O aumento de anos de vida pode corresponder a uma longevidade com qualidade, na qual o tempo dos avós com os netos é um ingrediente essencial para a vida dos avós.

O idadismo constitui um dos obstáculos à participação social de pessoas em idade mais avançada, porque por via deste estereotipo, muitas acreditam que já não têm idade para ir a determinados sítios ou para participar em determinadas actividades.

Portugal é o quarto país mais envelhecido do mundo, mas, apesar de sermos um dos países mais envelhecidos do mundo, continua a haver um grande estigma em relação às pessoas mais velhas.

Ainda há muito a fazer para a desconstrução de ideias e narrativas baseadas na idade.

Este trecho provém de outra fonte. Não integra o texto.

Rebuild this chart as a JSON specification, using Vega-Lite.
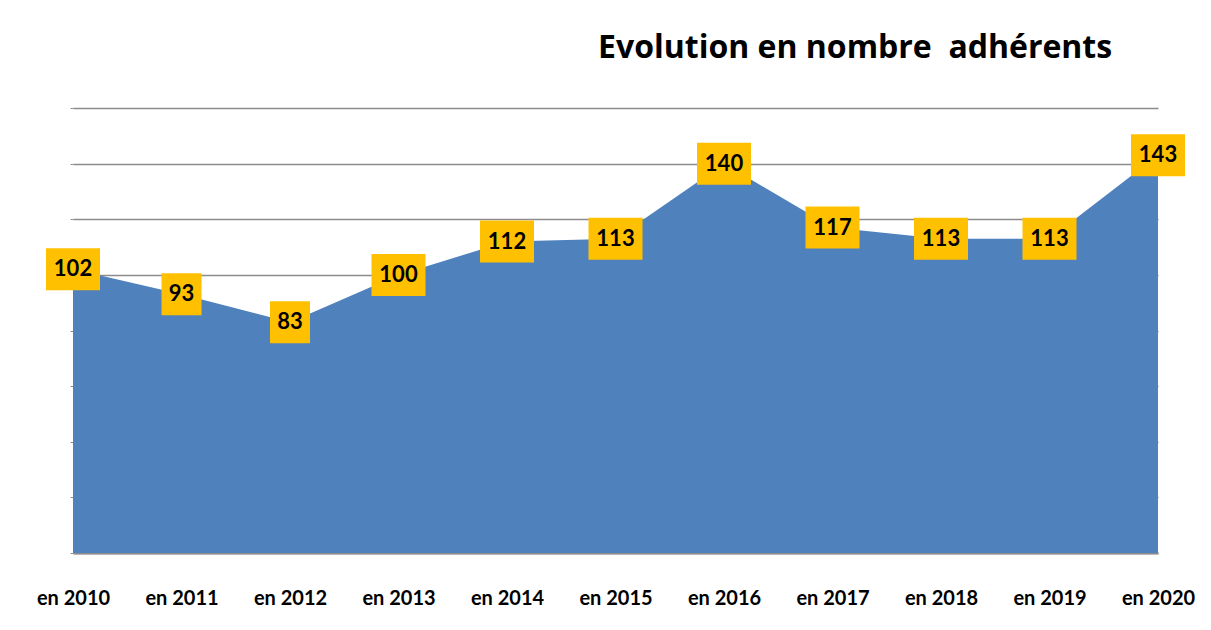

Enquanto não se olhar para o outro, independentemente da sua idade, como sendo uma pessoa de pleno direito, existe a possibilidade de, no limite, se chegar à marginalização, ao isolamento, à discriminação, até da própria pessoa, que se afasta da sociedade porque entende que já não tem nada para dar.

A consciencialização, a educação, as políticas e a valorização da diversidade etária são os elementos-chave para combater o idadismo e aproveitar o potencial positivo do envelhecimento na nossa sociedade

A visão do idoso como um ser mais frágil e incapacitado, mesmo quando a evidência não o confirma, é comum tanto na sociedade como dentro da própria família. Tal comportamento é uma forma de idadismo e pode gerar sentimentos de discriminação, baixar a autoestima e impedir que as pessoas de mais idade façam a vida com independência e normalidade.

Acredito que é essencial e obrigatório que a sociedade desenvolva políticas e programas que atendam às necessidades de todos os cidadãos e promovam a longevidade e uma visão positiva e inclusiva das pessoas, independentemente da sua idade.